- Born: Uaneen Fitzsimons 11 April 1971 Ardglass, County Down
- Died: 22 November 2000 (aged 29) Ballaghmore, County Laois
- Career
- Show: No Disco
- Station: RTÉ2
- Style: Television presenter
- Country: Ireland
- Previous show: Jo Maxi

= Uaneen Fitzsimons =

Irish music critic, television presenter and DJ

Uaneen Fitzsimons (11 April 1971 – 22 November 2000) was an Irish music critic, television presenter and DJ. She presented alternative music programmes on RTÉ television and radio during the 1990s and became an influential music critic and popular media personality in Ireland.

Fitzsimons was born in the village of Ardglass, County Down on 11 April 1971. She worked in the newsroom of BBC Northern Ireland before moving to Dublin to study. She received a bachelor’s degree in communications from the Dublin City University in 1994. While living in Dublin she reviewed bands for the teen television programme Jo Maxi and worked at the Ormond Multi-Media Centre. In 1997, she began working for RTÉ Cork as the presenter and researcher for No Disco, an alternative music television programme created by Donal Dineen. In 1999 she also started hosting a late-night radio show on RTÉ 2fm. Presenting on both television and radio for national broadcaster gave her a large influence on the Irish music scene. In her obituary in Hot Press, the news magazine described her as "a remarkable young woman whose passion for music made her one of the most widely respected and genuinely loved people in the history of Irish music".

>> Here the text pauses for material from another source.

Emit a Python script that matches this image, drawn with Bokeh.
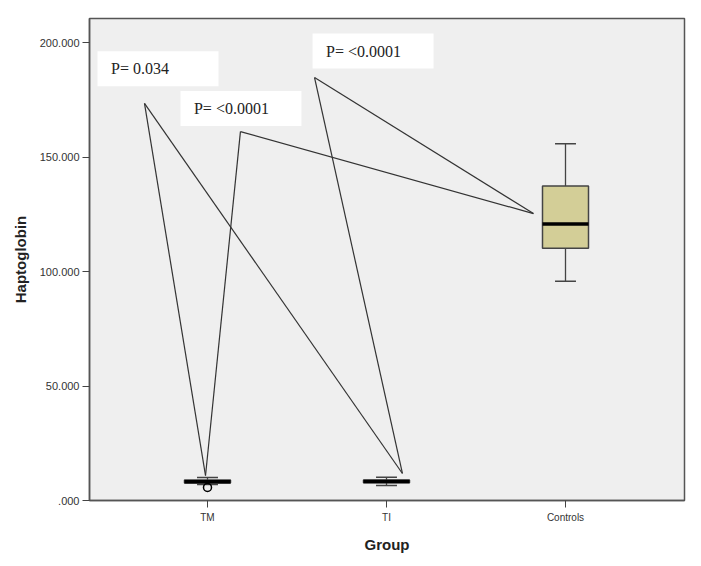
from bokeh.plotting import figure
from bokeh.models import Range1d, FixedTicker, ColumnDataSource
from bokeh.core.properties import value
from bokeh.embed import file_html
from bokeh.resources import INLINE

# ---- data ----
categories = ["TM", "TI", "Controls"]
positions = [1, 2, 3]
q1 = [7.6, 7.8, 110.2]
median = [8.2, 8.3, 120.7]
q3 = [8.9, 9.0, 137.3]
whisker_low = [7.0, 6.6, 95.8]
whisker_high = [10.0, 10.2, 155.8]
outlier_pos = [1]
outlier_value = [5.7]

y_ticks = [0, 50, 100, 150, 200]
y_tick_labels = [".000", "50.000", "100.000", "150.000", "200.000"]

# p-value annotations
p_texts = ["P= 0.034", "P= <0.0001", "P= <0.0001"]
p_label_x = [0.7235, 1.187, 1.925]
p_label_y = [188.6, 171.2, 196.3]
p_vertex_x = [0.648, 1.184, 1.598]
p_vertex_y = [173.4, 161.1, 184.7]
p_pairs = [(0, 1), (0, 2), (1, 2)]
# where the annotation lines meet each group
group_end_x = [0.989, 2.089, 2.821]
group_end_y = [10.9, 11.8, 125.3]

box_width = 0.257
cap_width = 0.117

p = figure(width=701, height=566, output_backend="svg", toolbar_location=None,
           x_range=Range1d(0.3408, 3.6648), y_range=Range1d(0, 210.5),
           min_border_left=89, min_border_right=17, min_border_top=18, min_border_bottom=66)

p.background_fill_color = "#efefef"
p.border_fill_color = "white"
p.outline_line_color = "#555555"
p.outline_line_width = 1.5
p.grid.visible = False

# axes
p.yaxis.ticker = FixedTicker(ticks=y_ticks)
p.yaxis.major_label_overrides = {t: l for t, l in zip(y_ticks, y_tick_labels)}
p.xaxis.ticker = FixedTicker(ticks=positions)
p.xaxis.major_label_overrides = {t: l for t, l in zip(positions, categories)}
for ax in (p.xaxis, p.yaxis):
    ax.major_tick_in = 0
    ax.major_tick_out = 7
    ax.minor_tick_line_color = None
    ax.axis_line_color = "#555555"
    ax.axis_line_width = 1.5
    ax.major_tick_line_color = "#444444"
    ax.major_label_text_font = "Liberation Sans"
    ax.major_label_text_color = "#333333"
    ax.axis_label_text_font = "Liberation Sans"
    ax.axis_label_text_font_style = "bold"
    ax.axis_label_text_color = "#222222"
p.yaxis.major_label_text_font_size = "11px"
p.xaxis.major_label_text_font_size = "10px"
p.yaxis.axis_label = "Haptoglobin"
p.xaxis.axis_label = "Group"
p.yaxis.axis_label_text_font_size = "15px"
p.xaxis.axis_label_text_font_size = "15px"
p.yaxis.major_label_standoff = 3
p.xaxis.major_label_standoff = 4
p.yaxis.axis_label_standoff = 8
p.xaxis.axis_label_standoff = 10

# annotation lines
sx0, sy0, sx1, sy1 = [], [], [], []
for i, (a, b) in enumerate(p_pairs):
    for g in (a, b):
        sx0.append(p_vertex_x[i]); sy0.append(p_vertex_y[i])
        sx1.append(group_end_x[g]); sy1.append(group_end_y[g])
p.segment(x0=sx0, y0=sy0, x1=sx1, y1=sy1, line_color="#333333", line_width=1.2)

# boxplots
src = ColumnDataSource(dict(x=positions, q1=q1, q3=q3, med=median, lo=whisker_low, hi=whisker_high,
                            cl=[x - cap_width / 2 for x in positions],
                            cr=[x + cap_width / 2 for x in positions],
                            bl=[x - box_width / 2 for x in positions],
                            br=[x + box_width / 2 for x in positions]))
p.segment(x0="x", y0="q3", x1="x", y1="hi", source=src, line_color="#444444", line_width=1.3)
p.segment(x0="x", y0="q1", x1="x", y1="lo", source=src, line_color="#444444", line_width=1.3)
p.segment(x0="cl", y0="hi", x1="cr", y1="hi", source=src, line_color="#444444", line_width=1.5)
p.segment(x0="cl", y0="lo", x1="cr", y1="lo", source=src, line_color="#444444", line_width=1.5)
p.vbar(x="x", bottom="q1", top="q3", width=box_width, source=src,
       fill_color="#d3ce97", line_color="#444444", line_width=1.5)
p.segment(x0="bl", y0="med", x1="br", y1="med", source=src, line_color="black", line_width=3.5)

p.scatter(x=outlier_pos, y=outlier_value, marker="circle", size=8,
          fill_color=None, line_color="black", line_width=1.5)

# p-value label boxes
p.rect(x=p_label_x, y=p_label_y, width=121, height=35, width_units="screen", height_units="screen",
       fill_color="white", line_color=None)
p.text(x=p_label_x, y=p_label_y, text=p_texts, x_offset=-47, text_align="left",
       text_baseline="middle", text_font=value("Liberation Serif"), text_font_size="16px",
       text_color="#222222")

open("out.html", "w").write(file_html(p, INLINE))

Fitzsimons died on 22 November 2000 in Ballaghmore, near Borris-in-Ossory, County Laois when the car she was travelling in collided with a lorry which was travelling on the wrong side of the road. Dublin City University created the Uaneen Fitzsimons Award, given to students who have contributed significantly to the social and academic life of the university through extra curricular activity.